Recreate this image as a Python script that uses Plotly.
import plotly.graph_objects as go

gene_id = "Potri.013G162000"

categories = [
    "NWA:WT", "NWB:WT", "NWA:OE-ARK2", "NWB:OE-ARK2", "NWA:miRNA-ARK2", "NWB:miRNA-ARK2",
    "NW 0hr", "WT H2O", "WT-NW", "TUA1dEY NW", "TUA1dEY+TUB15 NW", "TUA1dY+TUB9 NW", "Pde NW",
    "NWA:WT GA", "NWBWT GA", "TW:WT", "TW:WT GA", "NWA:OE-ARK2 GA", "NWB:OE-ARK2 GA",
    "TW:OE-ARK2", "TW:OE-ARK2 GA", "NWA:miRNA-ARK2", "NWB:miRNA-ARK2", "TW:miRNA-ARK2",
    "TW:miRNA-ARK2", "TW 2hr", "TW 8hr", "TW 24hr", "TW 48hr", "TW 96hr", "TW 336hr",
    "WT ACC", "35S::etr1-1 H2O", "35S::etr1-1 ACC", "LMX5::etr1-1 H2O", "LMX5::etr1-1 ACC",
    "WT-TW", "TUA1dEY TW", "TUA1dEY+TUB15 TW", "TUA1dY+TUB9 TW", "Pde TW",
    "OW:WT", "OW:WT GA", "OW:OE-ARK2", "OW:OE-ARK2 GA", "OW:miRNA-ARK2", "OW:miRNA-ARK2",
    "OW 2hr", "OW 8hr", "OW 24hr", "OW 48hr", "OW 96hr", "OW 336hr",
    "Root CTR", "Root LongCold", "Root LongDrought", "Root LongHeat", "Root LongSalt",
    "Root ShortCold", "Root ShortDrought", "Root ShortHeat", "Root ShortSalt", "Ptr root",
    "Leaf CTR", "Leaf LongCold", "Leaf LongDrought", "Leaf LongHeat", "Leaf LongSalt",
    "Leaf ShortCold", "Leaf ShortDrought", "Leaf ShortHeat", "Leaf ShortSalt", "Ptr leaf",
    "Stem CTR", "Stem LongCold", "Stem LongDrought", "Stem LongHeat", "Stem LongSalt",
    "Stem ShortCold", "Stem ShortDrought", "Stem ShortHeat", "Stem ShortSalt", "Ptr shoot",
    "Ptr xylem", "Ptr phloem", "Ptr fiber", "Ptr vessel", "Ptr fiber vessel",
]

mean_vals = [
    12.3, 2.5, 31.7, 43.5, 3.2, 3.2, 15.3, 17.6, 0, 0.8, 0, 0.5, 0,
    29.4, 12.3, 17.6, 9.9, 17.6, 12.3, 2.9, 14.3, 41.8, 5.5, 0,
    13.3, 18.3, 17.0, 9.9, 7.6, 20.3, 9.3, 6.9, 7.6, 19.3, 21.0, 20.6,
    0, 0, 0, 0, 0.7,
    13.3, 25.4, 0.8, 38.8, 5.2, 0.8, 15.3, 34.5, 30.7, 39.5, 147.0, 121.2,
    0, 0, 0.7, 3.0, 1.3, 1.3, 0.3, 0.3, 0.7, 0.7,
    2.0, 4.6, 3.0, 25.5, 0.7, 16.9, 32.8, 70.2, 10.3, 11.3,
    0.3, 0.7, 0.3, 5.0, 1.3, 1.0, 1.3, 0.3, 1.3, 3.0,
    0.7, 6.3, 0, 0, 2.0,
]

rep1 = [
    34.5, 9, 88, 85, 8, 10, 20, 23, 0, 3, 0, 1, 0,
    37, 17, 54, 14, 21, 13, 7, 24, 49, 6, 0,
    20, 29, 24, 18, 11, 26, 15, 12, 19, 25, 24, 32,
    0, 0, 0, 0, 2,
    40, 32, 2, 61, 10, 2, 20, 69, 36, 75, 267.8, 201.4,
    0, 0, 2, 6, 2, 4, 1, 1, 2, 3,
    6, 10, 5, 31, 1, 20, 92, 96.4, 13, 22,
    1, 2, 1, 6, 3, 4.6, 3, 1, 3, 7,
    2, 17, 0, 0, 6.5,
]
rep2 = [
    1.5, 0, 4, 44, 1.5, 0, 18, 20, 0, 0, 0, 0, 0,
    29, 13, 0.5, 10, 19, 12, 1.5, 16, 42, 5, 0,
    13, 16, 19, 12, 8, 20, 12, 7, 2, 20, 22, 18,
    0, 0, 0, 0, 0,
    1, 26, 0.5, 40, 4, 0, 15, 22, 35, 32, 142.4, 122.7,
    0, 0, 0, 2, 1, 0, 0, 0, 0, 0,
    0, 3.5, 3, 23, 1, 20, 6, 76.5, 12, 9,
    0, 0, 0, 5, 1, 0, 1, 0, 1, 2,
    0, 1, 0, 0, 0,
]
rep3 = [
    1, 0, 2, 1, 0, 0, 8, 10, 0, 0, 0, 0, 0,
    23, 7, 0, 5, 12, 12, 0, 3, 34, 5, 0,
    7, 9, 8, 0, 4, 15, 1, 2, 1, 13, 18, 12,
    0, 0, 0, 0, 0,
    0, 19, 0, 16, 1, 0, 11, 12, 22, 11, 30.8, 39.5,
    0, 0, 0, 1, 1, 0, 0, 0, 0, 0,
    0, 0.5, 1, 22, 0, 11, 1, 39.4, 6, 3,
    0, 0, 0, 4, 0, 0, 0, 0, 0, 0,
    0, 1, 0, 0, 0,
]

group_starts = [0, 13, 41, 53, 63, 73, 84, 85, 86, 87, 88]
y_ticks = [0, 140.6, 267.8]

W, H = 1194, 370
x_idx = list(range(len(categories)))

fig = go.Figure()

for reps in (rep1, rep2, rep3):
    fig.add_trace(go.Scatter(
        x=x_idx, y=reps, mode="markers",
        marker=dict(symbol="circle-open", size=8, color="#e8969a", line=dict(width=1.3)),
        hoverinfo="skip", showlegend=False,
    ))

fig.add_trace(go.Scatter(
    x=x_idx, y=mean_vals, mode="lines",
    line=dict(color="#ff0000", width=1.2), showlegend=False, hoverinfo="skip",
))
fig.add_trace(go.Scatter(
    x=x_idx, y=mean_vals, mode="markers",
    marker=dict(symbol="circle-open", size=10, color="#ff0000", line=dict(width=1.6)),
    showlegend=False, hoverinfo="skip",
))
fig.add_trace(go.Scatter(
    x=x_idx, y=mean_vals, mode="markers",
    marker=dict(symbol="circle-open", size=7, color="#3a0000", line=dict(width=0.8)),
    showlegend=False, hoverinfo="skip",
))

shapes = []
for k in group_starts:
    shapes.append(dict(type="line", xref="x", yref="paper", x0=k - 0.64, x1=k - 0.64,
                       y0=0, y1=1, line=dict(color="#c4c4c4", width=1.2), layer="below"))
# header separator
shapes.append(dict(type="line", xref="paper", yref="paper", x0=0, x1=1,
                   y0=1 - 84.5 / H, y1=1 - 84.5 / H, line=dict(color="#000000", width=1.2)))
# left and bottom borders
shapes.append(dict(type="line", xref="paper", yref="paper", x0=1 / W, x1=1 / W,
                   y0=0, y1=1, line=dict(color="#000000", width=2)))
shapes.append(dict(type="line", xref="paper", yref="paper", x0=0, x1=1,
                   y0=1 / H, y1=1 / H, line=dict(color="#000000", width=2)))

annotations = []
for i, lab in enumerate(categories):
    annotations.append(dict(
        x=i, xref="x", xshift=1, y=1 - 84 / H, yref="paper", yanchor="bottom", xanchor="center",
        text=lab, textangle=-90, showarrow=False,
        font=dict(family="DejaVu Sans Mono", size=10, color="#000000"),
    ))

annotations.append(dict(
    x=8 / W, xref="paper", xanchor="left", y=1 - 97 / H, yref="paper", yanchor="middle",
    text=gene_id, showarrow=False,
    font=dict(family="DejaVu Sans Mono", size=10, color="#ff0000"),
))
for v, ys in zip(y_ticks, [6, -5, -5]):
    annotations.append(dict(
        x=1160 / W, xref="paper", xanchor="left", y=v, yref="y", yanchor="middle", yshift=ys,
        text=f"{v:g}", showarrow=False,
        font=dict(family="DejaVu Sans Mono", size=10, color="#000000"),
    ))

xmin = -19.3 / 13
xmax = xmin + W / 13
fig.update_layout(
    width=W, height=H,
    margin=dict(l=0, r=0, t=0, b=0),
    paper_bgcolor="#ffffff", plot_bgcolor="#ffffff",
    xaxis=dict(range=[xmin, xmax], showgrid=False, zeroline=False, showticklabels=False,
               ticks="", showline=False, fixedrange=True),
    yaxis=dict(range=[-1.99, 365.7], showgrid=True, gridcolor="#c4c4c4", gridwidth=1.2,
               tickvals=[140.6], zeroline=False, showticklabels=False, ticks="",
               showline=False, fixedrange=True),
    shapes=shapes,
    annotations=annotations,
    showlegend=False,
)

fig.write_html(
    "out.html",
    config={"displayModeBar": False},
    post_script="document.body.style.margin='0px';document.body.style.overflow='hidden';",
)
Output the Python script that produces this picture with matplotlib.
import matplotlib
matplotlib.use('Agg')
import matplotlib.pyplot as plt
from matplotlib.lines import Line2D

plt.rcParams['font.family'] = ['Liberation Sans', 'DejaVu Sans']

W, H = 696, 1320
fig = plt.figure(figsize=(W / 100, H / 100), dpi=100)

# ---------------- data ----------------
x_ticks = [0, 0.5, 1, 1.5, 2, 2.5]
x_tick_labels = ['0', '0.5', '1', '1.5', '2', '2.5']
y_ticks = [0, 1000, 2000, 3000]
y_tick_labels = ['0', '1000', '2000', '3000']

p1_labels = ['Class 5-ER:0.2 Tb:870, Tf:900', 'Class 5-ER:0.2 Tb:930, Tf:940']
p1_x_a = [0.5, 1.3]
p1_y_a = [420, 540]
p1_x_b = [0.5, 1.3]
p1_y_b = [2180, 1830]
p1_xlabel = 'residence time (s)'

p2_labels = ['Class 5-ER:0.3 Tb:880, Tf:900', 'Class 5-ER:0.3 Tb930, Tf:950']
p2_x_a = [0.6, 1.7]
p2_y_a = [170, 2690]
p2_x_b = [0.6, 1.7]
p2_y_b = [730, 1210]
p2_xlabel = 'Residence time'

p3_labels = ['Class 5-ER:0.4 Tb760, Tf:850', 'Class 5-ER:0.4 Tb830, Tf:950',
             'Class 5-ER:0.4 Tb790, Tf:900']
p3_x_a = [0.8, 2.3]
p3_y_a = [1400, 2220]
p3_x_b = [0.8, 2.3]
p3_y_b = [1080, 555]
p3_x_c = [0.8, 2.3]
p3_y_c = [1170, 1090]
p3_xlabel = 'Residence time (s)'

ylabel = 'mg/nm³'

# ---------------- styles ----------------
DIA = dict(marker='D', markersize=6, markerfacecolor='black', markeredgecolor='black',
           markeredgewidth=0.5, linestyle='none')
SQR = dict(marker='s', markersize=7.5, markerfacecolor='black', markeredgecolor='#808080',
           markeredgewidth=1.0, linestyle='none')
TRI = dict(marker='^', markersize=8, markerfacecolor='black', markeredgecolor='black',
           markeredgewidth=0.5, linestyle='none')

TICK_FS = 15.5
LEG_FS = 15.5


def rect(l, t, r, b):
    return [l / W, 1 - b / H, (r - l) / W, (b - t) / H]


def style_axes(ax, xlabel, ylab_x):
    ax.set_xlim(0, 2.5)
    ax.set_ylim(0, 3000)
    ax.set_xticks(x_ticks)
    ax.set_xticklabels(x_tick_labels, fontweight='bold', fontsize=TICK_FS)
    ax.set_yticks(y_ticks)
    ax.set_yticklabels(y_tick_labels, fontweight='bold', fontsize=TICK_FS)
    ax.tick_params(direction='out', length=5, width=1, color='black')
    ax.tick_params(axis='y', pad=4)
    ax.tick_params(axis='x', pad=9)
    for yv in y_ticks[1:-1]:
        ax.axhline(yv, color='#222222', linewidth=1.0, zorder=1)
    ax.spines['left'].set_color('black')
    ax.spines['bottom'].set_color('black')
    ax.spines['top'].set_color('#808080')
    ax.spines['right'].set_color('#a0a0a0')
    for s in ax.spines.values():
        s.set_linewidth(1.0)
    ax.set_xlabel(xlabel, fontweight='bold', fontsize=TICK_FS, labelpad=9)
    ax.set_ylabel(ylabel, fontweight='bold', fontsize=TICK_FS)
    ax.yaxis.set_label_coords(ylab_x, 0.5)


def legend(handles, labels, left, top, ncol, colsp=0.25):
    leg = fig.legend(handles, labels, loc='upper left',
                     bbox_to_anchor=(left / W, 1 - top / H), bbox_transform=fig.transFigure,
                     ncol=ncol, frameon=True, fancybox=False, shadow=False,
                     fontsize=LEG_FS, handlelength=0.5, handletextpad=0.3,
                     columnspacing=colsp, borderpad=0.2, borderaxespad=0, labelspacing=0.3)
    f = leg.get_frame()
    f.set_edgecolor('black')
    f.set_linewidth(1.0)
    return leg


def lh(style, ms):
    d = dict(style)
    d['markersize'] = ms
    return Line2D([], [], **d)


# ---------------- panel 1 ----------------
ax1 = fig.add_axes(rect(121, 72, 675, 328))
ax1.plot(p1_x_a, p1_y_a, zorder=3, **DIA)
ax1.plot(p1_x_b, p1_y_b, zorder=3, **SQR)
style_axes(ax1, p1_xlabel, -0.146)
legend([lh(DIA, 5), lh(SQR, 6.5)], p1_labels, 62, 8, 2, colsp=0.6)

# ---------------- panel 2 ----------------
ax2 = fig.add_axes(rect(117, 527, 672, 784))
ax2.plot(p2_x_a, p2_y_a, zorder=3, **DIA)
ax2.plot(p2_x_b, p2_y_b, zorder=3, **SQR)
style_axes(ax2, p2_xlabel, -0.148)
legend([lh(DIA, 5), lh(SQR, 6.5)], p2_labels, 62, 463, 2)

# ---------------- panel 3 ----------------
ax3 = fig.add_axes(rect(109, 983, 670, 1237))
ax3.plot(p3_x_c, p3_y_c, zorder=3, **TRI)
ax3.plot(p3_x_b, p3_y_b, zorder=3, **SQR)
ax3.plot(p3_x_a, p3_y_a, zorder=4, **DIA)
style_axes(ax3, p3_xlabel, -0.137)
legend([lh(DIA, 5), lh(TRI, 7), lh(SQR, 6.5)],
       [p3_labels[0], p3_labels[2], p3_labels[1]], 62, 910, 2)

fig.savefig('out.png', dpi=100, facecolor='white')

▬▬▬▬▬▬▬▬▬▬

▶ [Directions]:
Say, as a number only, how many lines of the data contain "Python".

▶ [Exercise result]:
2